With the crowd firmly in his corner and chanting his name, Aubin-Mercier began the fight aggressively, looking to tag Ontario’s Laprise with right hands before setting up a takedown attempt. And he was successful with the rights, but as the round moved on, Laprise showed more confidence as he threw off the takedown attempts and began landing more shots.

Aubin-Mercier started off the second round strong, tagging Laprise with some strikes before finally getting his takedown. Laprise defended well on the ground though, making it back to his feet quickly. Aubin-Mercier didn’t lose his cool, peppering his opponent with kicks to put more points on the board while Laprise finished strong, trying to take the round on the scorecards.

Laprise tossed away Aubin-Mercier’s first takedown attempt of the third round, but he couldn’t avoid the second. Regardless, he was able to jump up immediately and defend the Quebec native’s follow-up try, and his accurate punches on the tiring Aubin-Mercier were silencing the crowd until the final minute, when the chants of “Ollie, Ollie” kicked in. It was Laprise again finishing the stronger of the two though, sealing the win and the TUF title.

> Watch: Chad Laprise's Octagon Interview


In the meeting of TUF Nations coaches, Team Canada’s Patrick Cote picked up his second win at welterweight, outpointing Team Australia’s Kyle Noke over three rounds.

The unanimous decision for Cote read 30-27 and 29-28 twice.

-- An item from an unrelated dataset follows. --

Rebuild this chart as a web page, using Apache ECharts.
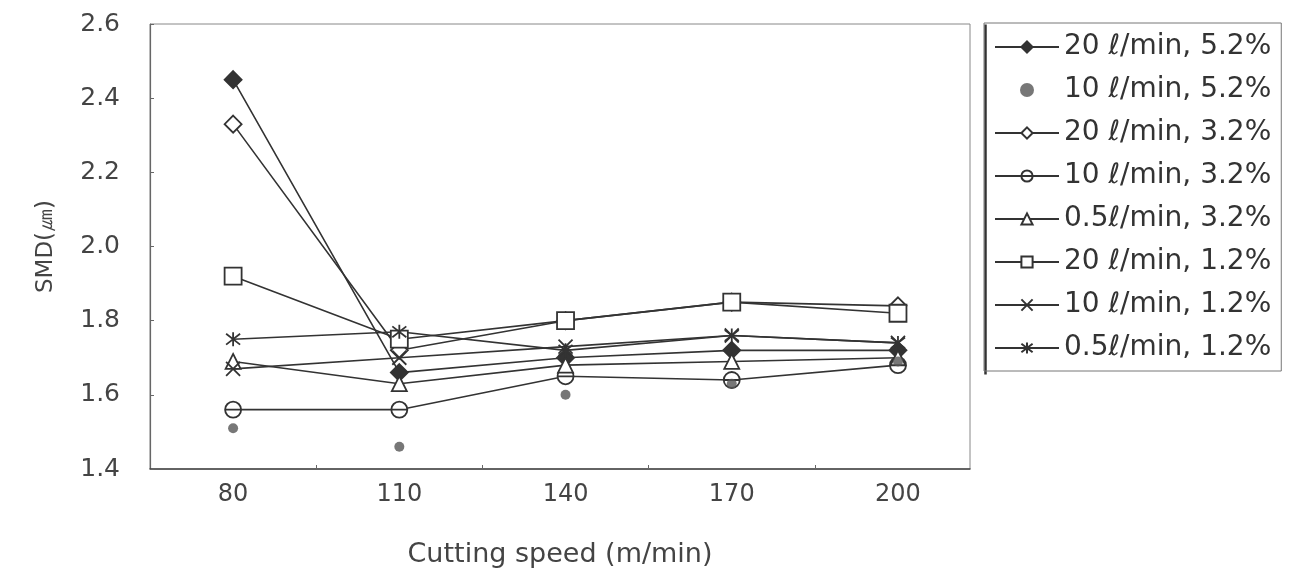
<!DOCTYPE html>
<html>
<head>
<meta charset="utf-8">
<script src="https://cdn.jsdelivr.net/npm/echarts@6/dist/echarts.min.js"></script>
<style>
  html, body { margin: 0; padding: 0; background: #fff; }
  #chart { width: 1303px; height: 584px; }
</style>
</head>
<body>
<div id="chart"></div>
<script>
// Cutting speed (m/min) on the x axis
const speeds = [80, 110, 140, 170, 200];
const speedLabels = ['80', '110', '140', '170', '200'];

// SMD (µm) per flow rate / concentration
const smd20_52 = [2.45, 1.66, 1.70, 1.72, 1.72];
const smd10_52 = [1.51, 1.46, 1.60, 1.63, 1.69];
const smd20_32 = [2.33, 1.72, 1.80, 1.85, 1.84];
const smd10_32 = [1.56, 1.56, 1.65, 1.64, 1.68];
const smd05_32 = [1.69, 1.63, 1.68, 1.69, 1.70];
const smd20_12 = [1.92, 1.75, 1.80, 1.85, 1.82];
const smd10_12 = [1.67, 1.70, 1.73, 1.76, 1.74];
const smd05_12 = [1.75, 1.77, 1.72, 1.76, 1.74];

const seriesNames = [
  '20 ℓ/min, 5.2%',
  '10 ℓ/min, 5.2%',
  '20 ℓ/min, 3.2%',
  '10 ℓ/min, 3.2%',
  '0.5ℓ/min, 3.2%',
  '20 ℓ/min, 1.2%',
  '10 ℓ/min, 1.2%',
  '0.5ℓ/min, 1.2%'
];

const yTicks = [1.4, 1.6, 1.8, 2.0, 2.2, 2.4, 2.6];

const ink = '#333';
const font = 'DejaVu Sans, Liberation Sans, sans-serif';

const pts = vals => speeds.map((s, i) => [s, vals[i]]);

// marker shapes
const symCircleBar = 'path://M0,5A5,5,0,1,1,10,5A5,5,0,1,1,0,5ZM0,5L10,5';
const symCross = 'path://M0,0L10,10M10,0L0,10';
const symAsterisk = 'path://M0,0L10,10M10,0L0,10M5,-1.5L5,11.5';

function lineSeries(name, vals, symbol, size, filled) {
  return {
    name, type: 'line', data: pts(vals),
    symbol, symbolSize: size, showSymbol: true,
    lineStyle: { color: ink, width: 1.6 },
    itemStyle: { color: filled ? ink : '#fff', borderColor: ink, borderWidth: 1.8 },
    emphasis: { disabled: true },
    z: 3
  };
}

const series = [
  lineSeries(seriesNames[0], smd20_52, 'diamond', 17, true),
  {
    name: seriesNames[1], type: 'scatter', data: pts(smd10_52),
    symbol: 'circle', symbolSize: 10,
    itemStyle: { color: '#555' },
    emphasis: { disabled: true }, z: 4
  },
  lineSeries(seriesNames[2], smd20_32, 'diamond', 17, false),
  lineSeries(seriesNames[3], smd10_32, symCircleBar, 16, false),
  lineSeries(seriesNames[4], smd05_32, 'triangle', 15, false),
  lineSeries(seriesNames[5], smd20_12, 'rect', 17, false),
  lineSeries(seriesNames[6], smd10_12, symCross, 14, false),
  lineSeries(seriesNames[7], smd05_12, symAsterisk, 14, false)
];

const chart = echarts.init(document.getElementById('chart'), null, { renderer: 'canvas' });
chart.setOption({
  animation: false,
  backgroundColor: '#fff',
  textStyle: { fontFamily: font },
  grid: {
    left: 150, right: 333, top: 24, bottom: 115,
    show: true, borderColor: '#888', borderWidth: 1
  },
  xAxis: {
    type: 'value', min: 65, max: 213,
    name: 'Cutting speed (m/min)', nameLocation: 'middle', nameGap: 72,
    nameTextStyle: { fontSize: 27, color: '#444', fontFamily: font },
    axisLine: { show: true, lineStyle: { color: '#444', width: 1.5 } },
    axisTick: { show: true, inside: true, length: 4, customValues: [95, 125, 155, 185], lineStyle: { color: '#666' } },
    splitLine: { show: false },
    axisLabel: {
      customValues: speeds, fontSize: 24, color: '#444', margin: 14, fontFamily: font,
      formatter: v => speedLabels[speeds.indexOf(v)] ?? ''
    }
  },
  yAxis: {
    type: 'value', min: 1.4, max: 2.6, interval: 0.2,
    name: 'SMD(㎛)', nameLocation: 'middle', nameGap: 92, nameRotate: 90,
    nameTextStyle: { fontSize: 23, color: '#444', fontFamily: font },
    axisLine: { show: true, lineStyle: { color: '#666', width: 1.2 } },
    axisTick: { show: true, inside: true, length: 4, lineStyle: { color: '#666' } },
    splitLine: { show: false },
    axisLabel: {
      fontSize: 25, color: '#444', margin: 30, fontFamily: font,
      formatter: v => yTicks.find(t => Math.abs(t - v) < 1e-6)?.toFixed(1) ?? ''
    }
  },
  legend: {
    orient: 'vertical', left: 984, top: 23,
    padding: [10, 10, 9, 10],
    itemWidth: 64, itemHeight: 14, itemGap: 15,
    borderColor: '#777', borderWidth: 1,
    textStyle: { fontSize: 28, color: '#333', fontFamily: font },
    data: seriesNames,
    selectedMode: false
  },
  graphic: [{
    type: 'line', left: 983, top: 22,
    shape: { x1: 0, y1: 0, x2: 0, y2: 350 },
    style: { stroke: '#333', lineWidth: 2.5 }
  }],
  series
});
</script>
</body>
</html>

Noke got the scoring started with several kicks, but it was Cote who got off an equalizer with an overhand right that marked up the Australian around the left eye. With two minutes gone, Cote shot in for – and got – a takedown, and he proceeded to fire off ground strikes, with each blow drawing a roar from the crowd. Noke stayed busy from the bottom, landing elbows as he looked for submissions, but Cote stayed out of trouble while giving plenty of it to Noke.

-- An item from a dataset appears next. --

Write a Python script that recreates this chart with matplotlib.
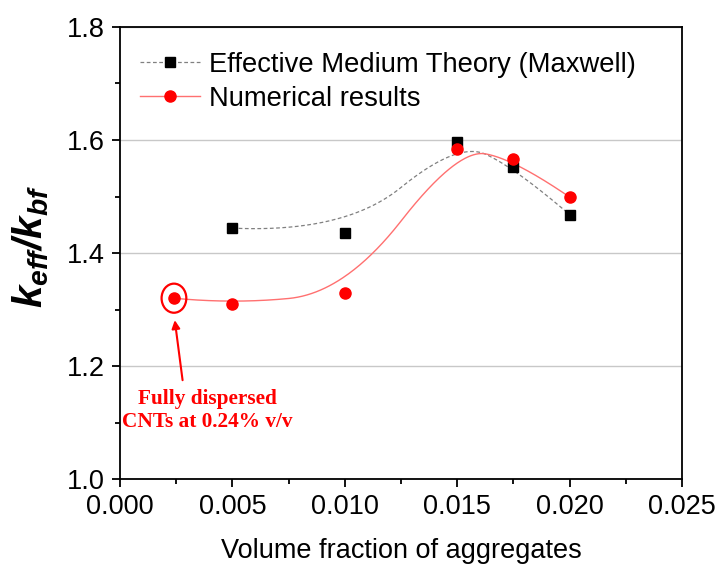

While shooting for a takedown in the opening minute of round two, Cote ate a knee from Noke, as well as several follow-up shots, quickly putting the Aussie back in the fight. Cote, now marked up over the left eye, continued to take some hard shots from Noke, but midway through the round he was able to put his opponent on his back. After eating some shots, Noke got back to his feet, with a stand-up stalemate lasting until the end of the round.

Fatigue set in for the two veterans in the final round, but Cote may have pulled away on the scorecards with a takedown at the three-minute mark. Noke fought back to his feet with 30 seconds left, but he wasn’t able to secure a final fight-saving rally, leading the crowd to erupt as soon as the final horn sounded.

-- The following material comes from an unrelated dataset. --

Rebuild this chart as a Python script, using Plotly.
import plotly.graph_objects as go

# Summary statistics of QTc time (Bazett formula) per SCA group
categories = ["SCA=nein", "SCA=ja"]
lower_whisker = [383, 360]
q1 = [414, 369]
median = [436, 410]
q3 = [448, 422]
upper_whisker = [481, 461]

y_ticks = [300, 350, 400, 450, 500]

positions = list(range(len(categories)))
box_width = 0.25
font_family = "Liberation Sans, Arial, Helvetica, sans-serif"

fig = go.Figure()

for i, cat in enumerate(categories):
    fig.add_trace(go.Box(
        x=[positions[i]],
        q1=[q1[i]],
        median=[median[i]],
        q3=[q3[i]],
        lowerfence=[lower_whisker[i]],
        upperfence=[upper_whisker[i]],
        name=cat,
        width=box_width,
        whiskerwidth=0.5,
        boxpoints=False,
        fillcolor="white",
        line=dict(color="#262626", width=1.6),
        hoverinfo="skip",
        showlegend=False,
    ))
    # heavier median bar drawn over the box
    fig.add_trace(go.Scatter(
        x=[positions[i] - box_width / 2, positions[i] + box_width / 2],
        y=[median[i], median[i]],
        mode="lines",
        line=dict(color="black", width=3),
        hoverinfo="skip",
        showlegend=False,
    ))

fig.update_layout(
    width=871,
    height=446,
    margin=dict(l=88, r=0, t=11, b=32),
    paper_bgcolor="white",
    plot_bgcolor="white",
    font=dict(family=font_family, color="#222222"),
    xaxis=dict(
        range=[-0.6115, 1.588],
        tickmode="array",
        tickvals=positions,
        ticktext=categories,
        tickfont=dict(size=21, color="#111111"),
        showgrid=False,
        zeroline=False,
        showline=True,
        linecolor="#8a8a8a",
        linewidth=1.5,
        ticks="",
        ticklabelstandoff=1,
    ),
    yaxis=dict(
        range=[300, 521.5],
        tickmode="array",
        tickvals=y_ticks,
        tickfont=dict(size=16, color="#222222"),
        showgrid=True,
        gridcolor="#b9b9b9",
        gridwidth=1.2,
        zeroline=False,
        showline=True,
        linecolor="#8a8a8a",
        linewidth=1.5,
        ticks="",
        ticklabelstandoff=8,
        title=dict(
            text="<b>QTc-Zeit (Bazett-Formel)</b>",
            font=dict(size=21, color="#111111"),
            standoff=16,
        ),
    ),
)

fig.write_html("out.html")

With the win, Cote improves to 21-8; Noke falls to 20-7-1.


Featherweights Dustin Poirier and Akira Corassani put on an exciting show to kick off the main card, but it was Poirier emerging with the victory – his third straight – by stopping Corassani in the second round.

Poirier’s striking was sharp from the start, and in the second minute he was able to stagger Corassani briefly. The Swede’s response? Swing back harder, and with under three minutes left, he got a little payback that forced Poirier (16-3) to respect his power. What followed were some fierce exchanges, with Poirier holding the edge, but Corassani refusing to back down. At the tail end of one of these exchanges, Poirier nearly finished off a choke when he caught his opponent’s neck, But Corassani got loose, bloody, but unbowed.

Corassani (14-5) tried to use more movement in round two to keep Poirier from getting his feet set, but a blistering right uppercut jarred the former Ultimate Fighter 14 cast member and sent him to the fence. Poirier kept the heat on and after Corassani hit the deck and covered up, a couple follow-up blows brought in referee Dan Miragliotta to stop the fight 42 seconds into round two.